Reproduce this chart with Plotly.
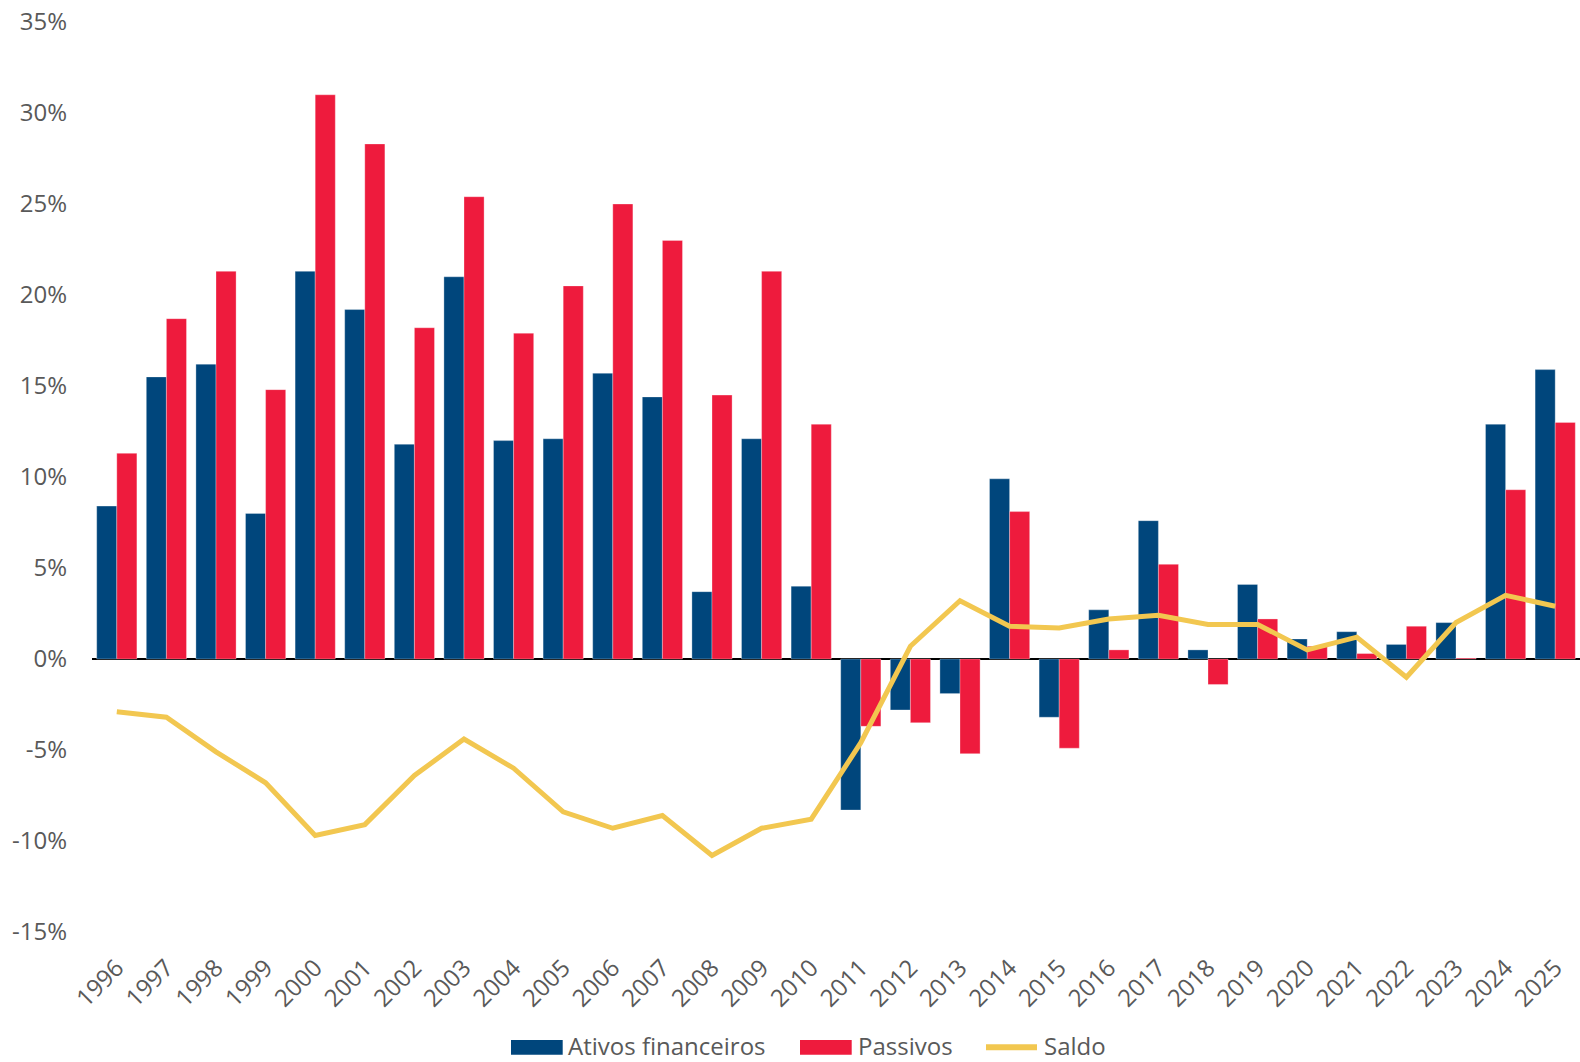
import plotly.graph_objects as go

years = [str(y) for y in range(1996, 2026)]

ativos = [8.4, 15.5, 16.2, 8.0, 21.3, 19.2, 11.8, 21.0, 12.0, 12.1, 15.7, 14.4, 3.7, 12.1, 4.0,
          -8.3, -2.8, -1.9, 9.9, -3.2, 2.7, 7.6, 0.5, 4.1, 1.1, 1.5, 0.8, 2.0, 12.9, 15.9]
passivos = [11.3, 18.7, 21.3, 14.8, 31.0, 28.3, 18.2, 25.4, 17.9, 20.5, 25.0, 23.0, 14.5, 21.3, 12.9,
            -3.7, -3.5, -5.2, 8.1, -4.9, 0.5, 5.2, -1.4, 2.2, 0.7, 0.3, 1.8, 0.05, 9.3, 13.0]
saldo = [-2.9, -3.2, -5.1, -6.8, -9.7, -9.1, -6.4, -4.4, -6.0, -8.4, -9.3, -8.6, -10.8, -9.3, -8.8,
         -4.6, 0.7, 3.2, 1.8, 1.7, 2.2, 2.4, 1.9, 1.9, 0.5, 1.2, -1.0, 2.0, 3.5, 2.9]

series_names = ["Ativos financeiros", "Passivos", "Saldo"]

ytick_vals = [-15, -10, -5, 0, 5, 10, 15, 20, 25, 30, 35]
ytick_text = ["-15%", "-10%", "-5%", "0%", "5%", "10%", "15%", "20%", "25%", "30%", "35%"]

BLUE = "#00467C"
RED = "#EE1B3D"
YELLOW = "#F2C750"
GRAY = "#595959"
FONT = "Open Sans"
FS = 24

# figure geometry (body margin removed so the figure fills the window)
W, H = 1580, 1062
ML, MR, MT, MB = 92, 0, 22, 130
PW, PH = W - ML - MR, H - MT - MB
LEG_UP = 6  # keep legend texts inside the page


def px(xpage):
    return (xpage - ML) / PW


def py(ypage):
    return (H - MB - ypage) / PH


fig = go.Figure()
fig.add_trace(go.Bar(x=years, y=ativos, name=series_names[0], showlegend=False,
                     marker=dict(color=BLUE, line=dict(color="rgba(255,255,255,0.5)", width=0.6))))
fig.add_trace(go.Bar(x=years, y=passivos, name=series_names[1], showlegend=False,
                     marker=dict(color=RED, line=dict(color="rgba(255,255,255,0.5)", width=0.6))))
fig.add_trace(go.Scatter(x=years, y=saldo, name=series_names[2], mode="lines", showlegend=False,
                         line=dict(color=YELLOW, width=5)))

# custom legend (wide swatches like the original)
ly_top, ly_bot, ly_mid, ly_txt = 1046 - LEG_UP, 1060.7 - LEG_UP, 1053.3 - LEG_UP, 1051.5 - LEG_UP
shapes = [
    dict(type="rect", xref="paper", yref="paper", x0=px(511), x1=px(562.7), y0=py(ly_bot), y1=py(ly_top),
         fillcolor=BLUE, line=dict(width=0)),
    dict(type="rect", xref="paper", yref="paper", x0=px(800), x1=px(851.7), y0=py(ly_bot), y1=py(ly_top),
         fillcolor=RED, line=dict(width=0)),
    dict(type="line", xref="paper", yref="paper", x0=px(986), x1=px(1037), y0=py(ly_mid), y1=py(ly_mid),
         line=dict(color=YELLOW, width=6)),
]
annotations = [
    dict(text=series_names[0], xref="paper", yref="paper", x=px(566), y=py(ly_txt),
         xanchor="left", yanchor="middle", showarrow=False, font=dict(size=FS, color=GRAY, family=FONT)),
    dict(text=series_names[1], xref="paper", yref="paper", x=px(856), y=py(ly_txt),
         xanchor="left", yanchor="middle", showarrow=False, font=dict(size=FS, color=GRAY, family=FONT)),
    dict(text=series_names[2], xref="paper", yref="paper", x=px(1041.5), y=py(ly_txt),
         xanchor="left", yanchor="middle", showarrow=False, font=dict(size=FS, color=GRAY, family=FONT)),
]

fig.update_layout(
    width=W, height=H,
    margin=dict(l=ML, r=MR, t=MT, b=MB),
    paper_bgcolor="white", plot_bgcolor="white",
    font=dict(family=FONT, size=FS, color=GRAY),
    barmode="group", bargap=0.19, bargroupgap=0,
    showlegend=False,
    shapes=shapes, annotations=annotations,
    xaxis=dict(type="category", tickangle=-45, showgrid=False, showline=False,
               ticks="", ticklabelstandoff=16, automargin=False, ticklabeloverflow="allow",
               tickfont=dict(size=FS, color=GRAY)),
    yaxis=dict(range=[-15, 35], tickvals=ytick_vals, ticktext=ytick_text,
               showgrid=False, showline=False, zeroline=True, zerolinecolor="black",
               zerolinewidth=2, ticks="", ticklabelstandoff=24, automargin=False,
               ticklabeloverflow="allow",
               tickfont=dict(size=FS, color=GRAY)),
)

fig.write_html("out.html",
               config={"displayModeBar": False},
               post_script="document.body.style.margin='0';document.body.style.padding='0';"
                           "document.body.style.overflow='hidden';")
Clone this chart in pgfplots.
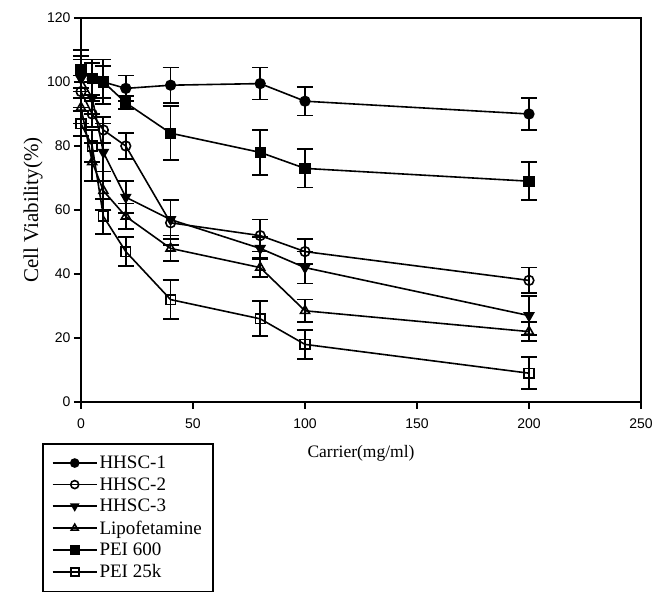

### Goal:
Using the listing, copy every line where the word "chart" shows up.

### The solution:
Reproduce this chart with Plotly.
Clone this chart in pgfplots.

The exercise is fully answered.